WHAT IS REQUIRED
Reproduce each line of the material exactly, minus any picture.

-- Begin STORED DATA --

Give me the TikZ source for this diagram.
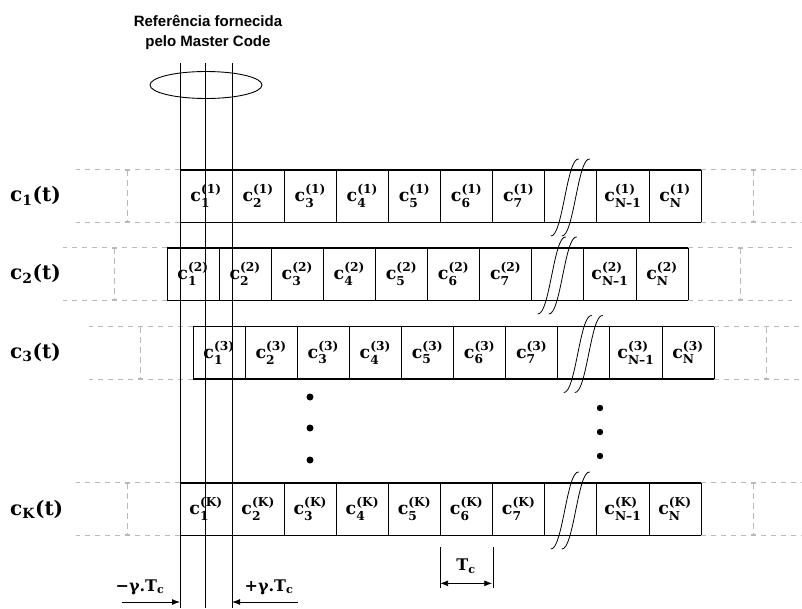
\documentclass[tikz,border=0pt]{standalone}
\usepackage{amsmath}
\usepackage{fontspec}
\setmainfont{DejaVu Serif}
\setsansfont{Liberation Sans}
\usetikzlibrary{positioning,arrows.meta}
\newcommand\chiplab[2]{$\textbf{c}^{\textbf{(#1)}}_{\textbf{#2}}$}

\begin{document}
\begin{tikzpicture}[x=1pt,y=-1pt,
  chip/.style={draw, line width=0.7pt, minimum width=52.1pt, minimum height=52pt, inner sep=0pt, font=\fontsize{17.5}{20}\selectfont},
  seqlabel/.style={anchor=west, inner sep=0pt, font=\fontsize{20}{22}\selectfont},
  ghost/.style={draw=gray!55, dash pattern=on 5pt off 5pt, line width=0.6pt},
  ghostbar/.style={draw=gray!55, dash pattern=on 6pt off 4pt, line width=0.6pt, {Bar[width=5pt]}-{Bar[width=5pt]}},
  breakmark/.style={line width=0.8pt},
  dimlabel/.style={inner sep=0pt, font=\fontsize{16}{18}\selectfont\bfseries},
  dimarrow/.style={line width=0.9pt, -{Latex[length=8pt,width=6pt]}}]
\useasboundingbox (0,0) rectangle (802,608);

\node[font=\sffamily\bfseries\fontsize{15}{20}\selectfont, align=center] (title) at (208,32) {Referência fornecida\\pelo Master Code};

\foreach \r/\xs/\yc in {1/180/196,2/167/274,3/193/352.5,K/180/509}{
  \node[seqlabel] (lab\r) at (10,\yc) {$\textbf{c}_{\textbf{\r}}$\textbf{(t)}};
  \foreach \i/\t in {1/1,2/2,3/3,4/4,5/5,6/6,7/7,9/N--1,10/N}
    \node[chip] (c\r-\i) at (\xs+52.1*\i-26.05,\yc) {\chiplab{\r}{\t}};
  \node[chip] (c\r-8) at (\xs+52.1*8-26.05,\yc) {};
  \draw[line width=1.3pt] (c\r-1.north west) -- (c\r-10.north east);
  \draw[line width=1.3pt] (c\r-1.south west) -- (c\r-10.south east);
  \draw[ghost] (c\r-1.north west) -- ++(-104,0);
  \draw[ghost] (c\r-1.south west) -- ++(-104,0);
  \draw[ghostbar] (c\r-1.north west) ++(-52,0) -- ++(0,52);
  \draw[ghost] (c\r-10.north east) -- ++(104,0);
  \draw[ghost] (c\r-10.south east) -- ++(104,0);
  \draw[ghostbar] (c\r-10.north east) ++(52,0) -- ++(0,52);
  \begin{scope}[shift={(c\r-8.center)}]
    \draw[breakmark] (-20,40) .. controls (-8,41) and (-4,-39) .. (8,-37);
    \draw[breakmark] (-9,40) .. controls (3,41) and (7,-39) .. (19,-37);
  \end{scope}
}

\fill (310,397) circle (3.5) (310,428) circle (3.5) (310,460) circle (3.5);
\fill (600,408) circle (3.2) (600,432) circle (3.2) (600,456) circle (3.2);

\coordinate (refc) at (206,85);
\coordinate (gm) at (180,608);
\coordinate (g0) at (205.5,608);
\coordinate (gp) at (232,608);
\draw[line width=0.9pt] (refc) ellipse [x radius=56, y radius=13.5];
\draw[line width=0.8pt] (180,63) -- (gm);
\draw[line width=0.8pt] (205.5,63) -- (g0);
\draw[line width=0.8pt] (232,63) -- (gp);

\node[dimlabel] (minus) at (140,587) {−γ.T\textsubscript{c}};
\node[dimlabel] (plus) at (269,587) {+γ.T\textsubscript{c}};
\coordinate (ma) at (122,602);
\coordinate (pa) at (298,602);
\draw[dimarrow] (ma) -- (gm |- ma);
\draw[dimarrow] (pa) -- (gp |- pa);

\draw[line width=0.8pt] (cK-6.south west) ++(0,12) -- ++(0,41);
\draw[line width=0.8pt] (cK-6.south east) ++(0,12) -- ++(0,41);
\draw[line width=0.9pt, {Latex[length=8pt,width=6pt]}-{Latex[length=8pt,width=6pt]}] (cK-6.south west) ++(0,48) -- ++(52.1,0);
\node[dimlabel] (tc) at (466,566) {T\textsubscript{c}};
\end{tikzpicture}
\end{document}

-- End STORED DATA --

ANSWER TO THE TASK
Give me the TikZ source for this diagram.
\documentclass[tikz,border=0pt]{standalone}
\usepackage{amsmath}
\usepackage{fontspec}
\setmainfont{DejaVu Serif}
\setsansfont{Liberation Sans}
\usetikzlibrary{positioning,arrows.meta}
\newcommand\chiplab[2]{$\textbf{c}^{\textbf{(#1)}}_{\textbf{#2}}$}

\begin{document}
\begin{tikzpicture}[x=1pt,y=-1pt,
  chip/.style={draw, line width=0.7pt, minimum width=52.1pt, minimum height=52pt, inner sep=0pt, font=\fontsize{17.5}{20}\selectfont},
  seqlabel/.style={anchor=west, inner sep=0pt, font=\fontsize{20}{22}\selectfont},
  ghost/.style={draw=gray!55, dash pattern=on 5pt off 5pt, line width=0.6pt},
  ghostbar/.style={draw=gray!55, dash pattern=on 6pt off 4pt, line width=0.6pt, {Bar[width=5pt]}-{Bar[width=5pt]}},
  breakmark/.style={line width=0.8pt},
  dimlabel/.style={inner sep=0pt, font=\fontsize{16}{18}\selectfont\bfseries},
  dimarrow/.style={line width=0.9pt, -{Latex[length=8pt,width=6pt]}}]
\useasboundingbox (0,0) rectangle (802,608);

\node[font=\sffamily\bfseries\fontsize{15}{20}\selectfont, align=center] (title) at (208,32) {Referência fornecida\\pelo Master Code};

\foreach \r/\xs/\yc in {1/180/196,2/167/274,3/193/352.5,K/180/509}{
  \node[seqlabel] (lab\r) at (10,\yc) {$\textbf{c}_{\textbf{\r}}$\textbf{(t)}};
  \foreach \i/\t in {1/1,2/2,3/3,4/4,5/5,6/6,7/7,9/N--1,10/N}
    \node[chip] (c\r-\i) at (\xs+52.1*\i-26.05,\yc) {\chiplab{\r}{\t}};
  \node[chip] (c\r-8) at (\xs+52.1*8-26.05,\yc) {};
  \draw[line width=1.3pt] (c\r-1.north west) -- (c\r-10.north east);
  \draw[line width=1.3pt] (c\r-1.south west) -- (c\r-10.south east);
  \draw[ghost] (c\r-1.north west) -- ++(-104,0);
  \draw[ghost] (c\r-1.south west) -- ++(-104,0);
  \draw[ghostbar] (c\r-1.north west) ++(-52,0) -- ++(0,52);
  \draw[ghost] (c\r-10.north east) -- ++(104,0);
  \draw[ghost] (c\r-10.south east) -- ++(104,0);
  \draw[ghostbar] (c\r-10.north east) ++(52,0) -- ++(0,52);
  \begin{scope}[shift={(c\r-8.center)}]
    \draw[breakmark] (-20,40) .. controls (-8,41) and (-4,-39) .. (8,-37);
    \draw[breakmark] (-9,40) .. controls (3,41) and (7,-39) .. (19,-37);
  \end{scope}
}

\fill (310,397) circle (3.5) (310,428) circle (3.5) (310,460) circle (3.5);
\fill (600,408) circle (3.2) (600,432) circle (3.2) (600,456) circle (3.2);

\coordinate (refc) at (206,85);
\coordinate (gm) at (180,608);
\coordinate (g0) at (205.5,608);
\coordinate (gp) at (232,608);
\draw[line width=0.9pt] (refc) ellipse [x radius=56, y radius=13.5];
\draw[line width=0.8pt] (180,63) -- (gm);
\draw[line width=0.8pt] (205.5,63) -- (g0);
\draw[line width=0.8pt] (232,63) -- (gp);

\node[dimlabel] (minus) at (140,587) {−γ.T\textsubscript{c}};
\node[dimlabel] (plus) at (269,587) {+γ.T\textsubscript{c}};
\coordinate (ma) at (122,602);
\coordinate (pa) at (298,602);
\draw[dimarrow] (ma) -- (gm |- ma);
\draw[dimarrow] (pa) -- (gp |- pa);

\draw[line width=0.8pt] (cK-6.south west) ++(0,12) -- ++(0,41);
\draw[line width=0.8pt] (cK-6.south east) ++(0,12) -- ++(0,41);
\draw[line width=0.9pt, {Latex[length=8pt,width=6pt]}-{Latex[length=8pt,width=6pt]}] (cK-6.south west) ++(0,48) -- ++(52.1,0);
\node[dimlabel] (tc) at (466,566) {T\textsubscript{c}};
\end{tikzpicture}
\end{document}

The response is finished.